Mehr als ein Jahrzehnt später sitzt er in dem kleinen Dörfchen am Meer und grinst zufrieden. Er kommt jedes Jahr hierher, um sich an den Moment zu erinnern, der ihm das Leben gerettet hat. Und wann immer er meint eine verlorene Seele gefunden zu haben, teilt er seine Geschichte... und sein Geheimrezept.

 

Man sieht es in ihren Augen. Menschen wie du, sie schauen alle gleich. Man sieht ihnen den Schmerz und das Leid an, das sie mit sich herumtragen.

 

Lieber Paulo. Ich habe dir hundert Mal gedankt. Dafür, dass du mich berührt hast und dafür, dass ich dir begegnen durfte. Es war ein Stückchen Wirklichkeit in einem Leben voller Fragen und hypothetischer Antworten.

 

Die Zehn.

1. Besuche 10 Orte, an denen du glücklich warst und versuche wohlwollend und dankbar an die Vergangenheit zu denken, nicht wehmütig und traurig.

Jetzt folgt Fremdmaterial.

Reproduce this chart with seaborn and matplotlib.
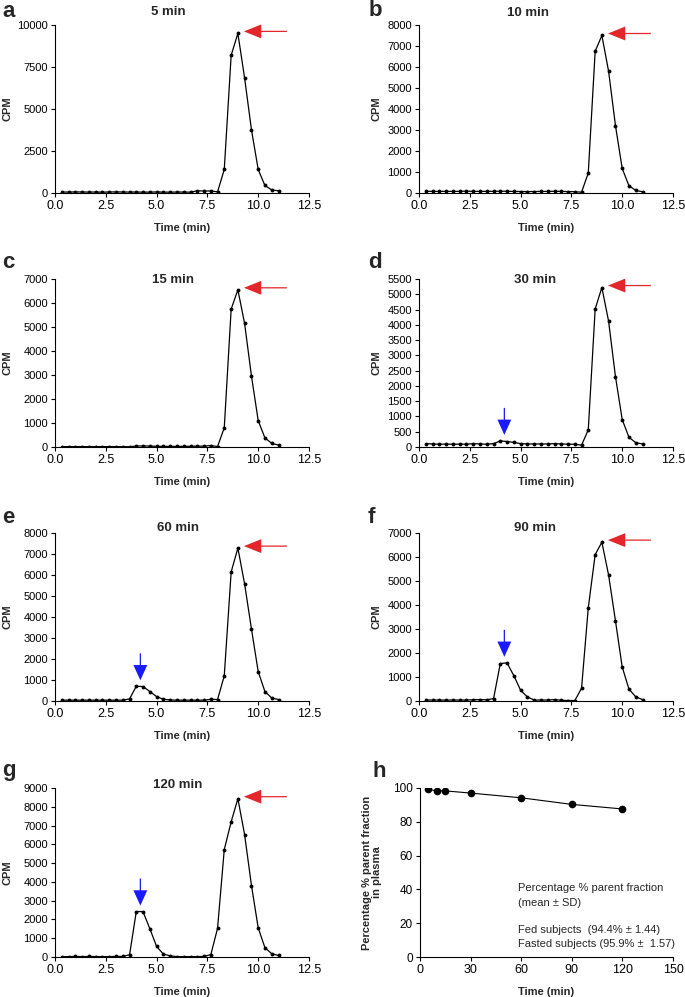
import matplotlib
matplotlib.use('Agg')
import matplotlib.pyplot as plt
import matplotlib.transforms as mtransforms
from matplotlib.ticker import FormatStrFormatter, MultipleLocator
import seaborn as sns

# retention time grid (min), one fraction every 20 s
TIMES = [0.33, 0.67, 1.00, 1.33, 1.67, 2.00, 2.33, 2.67, 3.00, 3.33, 3.67,
         4.00, 4.33, 4.67, 5.00, 5.33, 5.67, 6.00, 6.33, 6.67, 7.00, 7.33,
         7.67, 8.00, 8.33, 8.67, 9.00, 9.33, 9.67, 10.00, 10.33, 10.67, 11.00]

CPM_5 = [60, 55, 65, 60, 55, 60, 50, 60, 65, 60, 55, 60, 50, 55, 60, 55, 50,
         60, 55, 50, 130, 120, 120, 70, 1400, 8200, 9500, 6850, 3750, 1400,
         450, 180, 130]
CPM_10 = [80, 80, 75, 80, 75, 80, 85, 80, 75, 80, 80, 85, 80, 75, 70, 70, 70,
          75, 75, 80, 75, 70, 60, 40, 950, 6750, 7500, 5800, 3200, 1170, 350,
          120, 60]
CPM_15 = [15, 15, 15, 15, 15, 15, 15, 15, 15, 15, 10, 40, 45, 40, 30, 25, 25,
          25, 25, 30, 35, 35, 60, 20, 800, 5750, 6550, 5150, 2950, 1100, 380,
          150, 80]
CPM_30 = [110, 100, 90, 95, 90, 95, 90, 110, 100, 90, 110, 200, 180, 150, 110,
          100, 100, 100, 100, 110, 100, 90, 90, 60, 560, 4520, 5220, 4120,
          2300, 900, 320, 140, 100]
CPM_60 = [40, 40, 40, 40, 40, 40, 40, 40, 40, 40, 100, 700, 690, 450, 210, 80,
          50, 40, 40, 40, 40, 40, 80, 70, 1200, 6150, 7280, 5580, 3420, 1400,
          450, 140, 70]
CPM_90 = [40, 40, 40, 40, 40, 40, 40, 50, 60, 50, 100, 1560, 1590, 1050, 450,
          170, 40, 40, 40, 60, 30, 20, 20, 530, 3880, 6100, 6620, 5250, 3330,
          1420, 500, 170, 60]
CPM_120 = [20, 20, 30, 20, 30, 25, 20, 20, 30, 30, 120, 2420, 2420, 1500, 560,
           160, 60, 20, 20, 20, 20, 30, 130, 1530, 5720, 7200, 8430, 6520,
           3800, 1550, 500, 170, 80]

PANEL_LETTERS = ['a', 'b', 'c', 'd', 'e', 'f', 'g']
PANEL_TITLES = ['5 min', '10 min', '15 min', '30 min', '60 min', '90 min', '120 min']
PANEL_DATA = [CPM_5, CPM_10, CPM_15, CPM_30, CPM_60, CPM_90, CPM_120]
PANEL_YMAX = [10000, 8000, 7000, 5500, 8000, 7000, 9000]
PANEL_YSTEP = [2500, 1000, 1000, 500, 1000, 1000, 1000]
HAS_METABOLITE = [False, False, False, True, True, True, True]

# parent fraction in plasma
SAMPLE_TIMES = [5, 10, 15, 30, 60, 90, 120]
PARENT_PCT = [99.2, 98.3, 98.3, 97.0, 94.2, 90.3, 87.6]

RED = '#e3262b'
BLUE = '#1a1aff'
W, H = 685, 997

sns.set_style('ticks')
plt.rcParams['font.family'] = ['Liberation Sans', 'DejaVu Sans']
plt.rcParams['axes.linewidth'] = 0.8
plt.rcParams['xtick.major.size'] = 3
plt.rcParams['ytick.major.size'] = 3
plt.rcParams['xtick.major.width'] = 0.8
plt.rcParams['ytick.major.width'] = 0.8
plt.rcParams['xtick.labelsize'] = 9
plt.rcParams['ytick.labelsize'] = 8

fig = plt.figure(figsize=(W / 100, H / 100), dpi=100)


def px_axes(left, top, right, bottom):
  return fig.add_axes([left / W, 1 - bottom / H, (right - left) / W, (bottom - top) / H])


def style_axes(ax):
  sns.despine(ax=ax)
  for s in ['left', 'bottom']:
    ax.spines[s].set_color('black')
  ax.tick_params(colors='black', pad=2)


# pixel boxes of the seven chromatograms
COL_X = [(55, 309), (419, 673)]
ROW_Y = [(25, 193), (279, 447), (533, 701), (788, 957)]
TITLE_POS = [(168, 15), (528, 16), (173, 283), (535, 283), (178, 531), (535, 531), (178, 788)]
LETTER_POS = [(2, 17), (369, 16), (2, 268), (368, 268), (2, 523), (368, 523), (2, 776)]

for i, cpm in enumerate(PANEL_DATA):
  col = i % 2
  row = i // 2
  ax = px_axes(COL_X[col][0], ROW_Y[row][0], COL_X[col][1], ROW_Y[row][1])
  sns.lineplot(x=TIMES, y=cpm, ax=ax, color='black', linewidth=0.9,
               marker='o', markersize=2.8, markeredgewidth=0)
  ax.set_xlim(0, 12.5)
  ax.set_ylim(0, PANEL_YMAX[i])
  ax.xaxis.set_major_locator(MultipleLocator(2.5))
  ax.xaxis.set_major_formatter(FormatStrFormatter('%.1f'))
  ax.yaxis.set_major_locator(MultipleLocator(PANEL_YSTEP[i]))
  style_axes(ax)
  ax.set_ylabel('CPM', fontsize=8, fontweight='bold')
  ax.yaxis.set_label_coords(-0.169 if col == 0 else -0.146, 0.5)
  ax.set_xlabel('Time (min)', fontsize=8, fontweight='bold', labelpad=8)

  # red arrow: parent compound peak
  k = cpm.index(max(cpm))
  tip = mtransforms.offset_copy(ax.transData, fig=fig, x=6, y=2, units='dots')
  ax.annotate('', xy=(TIMES[k], cpm[k]), xycoords=tip,
              xytext=(43, 0), textcoords='offset pixels',
              arrowprops=dict(width=0.9, headwidth=10, headlength=12.5,
                              shrink=0, color=RED, lw=0))

  # blue arrow: radiometabolite
  if HAS_METABOLITE[i]:
    m = max(cpm[11], cpm[12])
    tip_b = mtransforms.offset_copy(ax.transData, fig=fig, x=0, y=6, units='dots')
    ax.annotate('', xy=(4.2, m), xycoords=tip_b,
                xytext=(0, 27), textcoords='offset pixels',
                arrowprops=dict(width=0.9, headwidth=10, headlength=11,
                                shrink=0, color=BLUE, lw=0))

  tx, ty = TITLE_POS[i]
  fig.text(tx / W, 1 - ty / H, PANEL_TITLES[i], ha='center', va='baseline',
           fontsize=9.5, fontweight='bold')
  lx, ly = LETTER_POS[i]
  fig.text(lx / W, 1 - ly / H, PANEL_LETTERS[i], ha='left', va='baseline',
           fontsize=16, fontweight='bold')

# panel h
ax = px_axes(420, 788, 673, 957)
sns.lineplot(x=SAMPLE_TIMES, y=PARENT_PCT, ax=ax, color='black', linewidth=0.8,
             marker='o', markersize=5.5, markeredgewidth=0)
ax.set_xlim(0, 150)
ax.set_ylim(0, 100)
ax.xaxis.set_major_locator(MultipleLocator(30))
ax.yaxis.set_major_locator(MultipleLocator(20))
style_axes(ax)
ax.tick_params(axis='y', labelsize=8.5)
ax.set_ylabel('Percentage % parent fraction\nin plasma', fontsize=8, fontweight='bold',
              linespacing=1.0)
ax.yaxis.set_label_coords(-0.150, 0.5)
ax.set_xlabel('Time (min)', fontsize=8, fontweight='bold', labelpad=8)

ax.text(58, 39, 'Percentage % parent fraction', fontsize=8, va='baseline')
ax.text(58, 30, '(mean \u00b1 SD)', fontsize=8, va='baseline')
ax.text(58, 14, 'Fed subjects  (94.4% \u00b1 1.44)', fontsize=8, va='baseline')
ax.text(58, 5.8, 'Fasted subjects (95.9% \u00b1  1.57)', fontsize=8, va='baseline')

fig.text(373 / W, 1 - 777 / H, 'h', ha='left', va='baseline', fontsize=16, fontweight='bold')

fig.savefig('out.png', dpi=100)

2. Besuche 10 Orte, die du schon immer sehen wolltest und lass dich davon begeistern.

3. Setze dir 10 kleinere oder größere Ziele, und versuche sie zu erreichen.

4. Sag zu 10 Sachen Ja, zu denen du ansonsten Nein gesagt hättest und umgekehrt... und sieh was passiert.

5. Nimm dir so oft es geht 10 Minuten Zeit, setz dich hin und lächle.

6. Mach 10 Sachen, von denen du nie geglaubt hättest, dass du sie jemals machen würdest.

7. Erträume dir 10 Dinge, materiell oder emotional, und setze alles daran sie zu verwirklichen.

8. Denk dir 10 Adjektive aus, die dich und dein Leben beschreiben sollten - und versuche ständig mindestens 5 davon zu sein.

9. Stelle dir selbst 10 Fragen und versuche diese zu beantworten oder zu verwerfen, bevor du dir die nächsten 10 stellst.

10. Sei stets bereit für Neues, selbst wenn es bedeutet alte Gewohnheitem abzulegen oder wenigstens für eine Zeit zu vergessen. Begegne allem und jedem gegenüber offen und ohne Vorbehalte und versuche das Leben als Chance und nicht als Pflicht zu sehen.

 

Die Spielregel lautet:. Setze dich nicht unter Druck und gib dir so viel Zeit, wie du dafür brauchst - und akzeptiere, dass trotz allem schlechte Tage kommen werden. Und beginne erst, wenn du dir alles gut überlegt hast und bereit dazu bist.

 

Es ist kein Garantieschein oder so... Vielleicht arbeitest du deine ganze Liste ab und es hat dir nicht geholfen. Aber es ist zumindest etwas, das du tun kannst. Und vielleicht entdeckst du dabei, dass das Glück in dir steckt und nicht irgendwo gefunden werden muss. So war es zumindest bei mir. Ich wünsch dir alles Gute. Aber eigentlich hast du es dir ja schon hinters Ohr geschrieben: alles wird gut.

 

Paulo hat meine Frage, wie lange er gebraucht habe und ob er alle Dinge erledigt habe nicht beantwortet. Vielleicht gibt es auch keine Antwort darauf. Und vielleicht ist es die falsche Frage. Vielleicht ist die richtige Frage: Womit soll ich beginnen?

 

Für Paulo. Manchmal reicht ein "Danke" nicht aus.